┌──

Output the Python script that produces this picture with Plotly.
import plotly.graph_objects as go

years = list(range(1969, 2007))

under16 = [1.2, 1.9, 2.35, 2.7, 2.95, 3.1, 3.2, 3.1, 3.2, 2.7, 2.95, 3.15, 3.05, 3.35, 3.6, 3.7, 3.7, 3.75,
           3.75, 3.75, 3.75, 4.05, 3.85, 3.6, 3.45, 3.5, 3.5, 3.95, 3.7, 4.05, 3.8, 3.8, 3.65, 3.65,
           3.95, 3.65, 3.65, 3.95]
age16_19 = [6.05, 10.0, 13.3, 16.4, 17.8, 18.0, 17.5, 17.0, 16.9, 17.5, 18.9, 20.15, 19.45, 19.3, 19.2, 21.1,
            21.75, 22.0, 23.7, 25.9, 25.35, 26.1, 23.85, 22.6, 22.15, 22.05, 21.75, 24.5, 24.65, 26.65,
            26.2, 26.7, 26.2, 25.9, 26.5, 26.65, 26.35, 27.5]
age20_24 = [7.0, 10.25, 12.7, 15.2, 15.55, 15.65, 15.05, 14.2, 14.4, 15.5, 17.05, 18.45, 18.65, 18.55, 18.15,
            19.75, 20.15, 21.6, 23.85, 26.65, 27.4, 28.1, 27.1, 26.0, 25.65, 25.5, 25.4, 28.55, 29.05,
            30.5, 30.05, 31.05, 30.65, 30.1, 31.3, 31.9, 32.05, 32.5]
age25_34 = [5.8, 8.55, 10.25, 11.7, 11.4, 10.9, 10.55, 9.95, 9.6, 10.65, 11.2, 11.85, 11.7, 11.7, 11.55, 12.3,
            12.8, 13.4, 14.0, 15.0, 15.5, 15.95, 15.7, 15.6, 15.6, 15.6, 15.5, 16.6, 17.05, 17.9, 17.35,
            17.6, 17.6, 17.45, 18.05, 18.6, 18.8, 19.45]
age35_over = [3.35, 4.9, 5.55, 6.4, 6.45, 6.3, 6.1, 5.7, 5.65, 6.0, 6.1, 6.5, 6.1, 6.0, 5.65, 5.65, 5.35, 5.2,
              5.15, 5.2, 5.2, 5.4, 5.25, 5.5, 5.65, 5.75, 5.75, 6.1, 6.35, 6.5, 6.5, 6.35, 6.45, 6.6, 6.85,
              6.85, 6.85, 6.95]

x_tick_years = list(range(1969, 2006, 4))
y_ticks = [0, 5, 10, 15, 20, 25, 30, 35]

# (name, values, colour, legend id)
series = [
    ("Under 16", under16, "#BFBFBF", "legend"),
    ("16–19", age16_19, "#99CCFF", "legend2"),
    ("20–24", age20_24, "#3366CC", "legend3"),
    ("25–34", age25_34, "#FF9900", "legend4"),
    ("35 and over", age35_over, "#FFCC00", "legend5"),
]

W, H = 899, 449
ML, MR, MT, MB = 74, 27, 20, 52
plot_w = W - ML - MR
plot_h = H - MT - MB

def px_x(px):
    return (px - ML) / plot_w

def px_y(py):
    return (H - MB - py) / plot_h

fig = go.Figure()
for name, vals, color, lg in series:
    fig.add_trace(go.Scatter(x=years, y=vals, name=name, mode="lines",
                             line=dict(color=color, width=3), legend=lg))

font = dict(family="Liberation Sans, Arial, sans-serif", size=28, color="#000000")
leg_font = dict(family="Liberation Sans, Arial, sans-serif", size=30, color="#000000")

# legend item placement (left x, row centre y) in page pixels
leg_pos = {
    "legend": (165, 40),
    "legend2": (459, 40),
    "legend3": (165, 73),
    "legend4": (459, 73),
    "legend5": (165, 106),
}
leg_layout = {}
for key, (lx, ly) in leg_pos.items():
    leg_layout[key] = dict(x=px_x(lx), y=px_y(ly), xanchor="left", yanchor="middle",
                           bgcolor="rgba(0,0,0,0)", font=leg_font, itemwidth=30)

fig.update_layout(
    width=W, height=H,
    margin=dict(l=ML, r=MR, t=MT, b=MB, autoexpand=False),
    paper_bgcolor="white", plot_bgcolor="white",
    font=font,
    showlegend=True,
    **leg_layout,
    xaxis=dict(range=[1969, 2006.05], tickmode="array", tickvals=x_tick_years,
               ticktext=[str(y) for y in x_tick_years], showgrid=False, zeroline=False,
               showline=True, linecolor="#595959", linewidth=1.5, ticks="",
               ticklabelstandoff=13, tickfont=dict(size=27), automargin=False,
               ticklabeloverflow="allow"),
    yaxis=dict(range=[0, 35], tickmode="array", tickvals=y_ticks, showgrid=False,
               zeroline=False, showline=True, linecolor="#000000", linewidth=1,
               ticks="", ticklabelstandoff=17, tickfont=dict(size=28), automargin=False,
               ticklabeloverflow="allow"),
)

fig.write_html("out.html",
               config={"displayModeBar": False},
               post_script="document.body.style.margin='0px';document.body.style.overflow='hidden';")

└──

--- WHAT YOU HAVE TO DO ---
Return exactly the lines that run from the top of the listing above to the line containing "years = list(range(1969, 2007))", please, keeping both end lines and leaving out everything else.

--- THE RESULT ---
Output the Python script that produces this picture with Plotly.
import plotly.graph_objects as go

years = list(range(1969, 2007))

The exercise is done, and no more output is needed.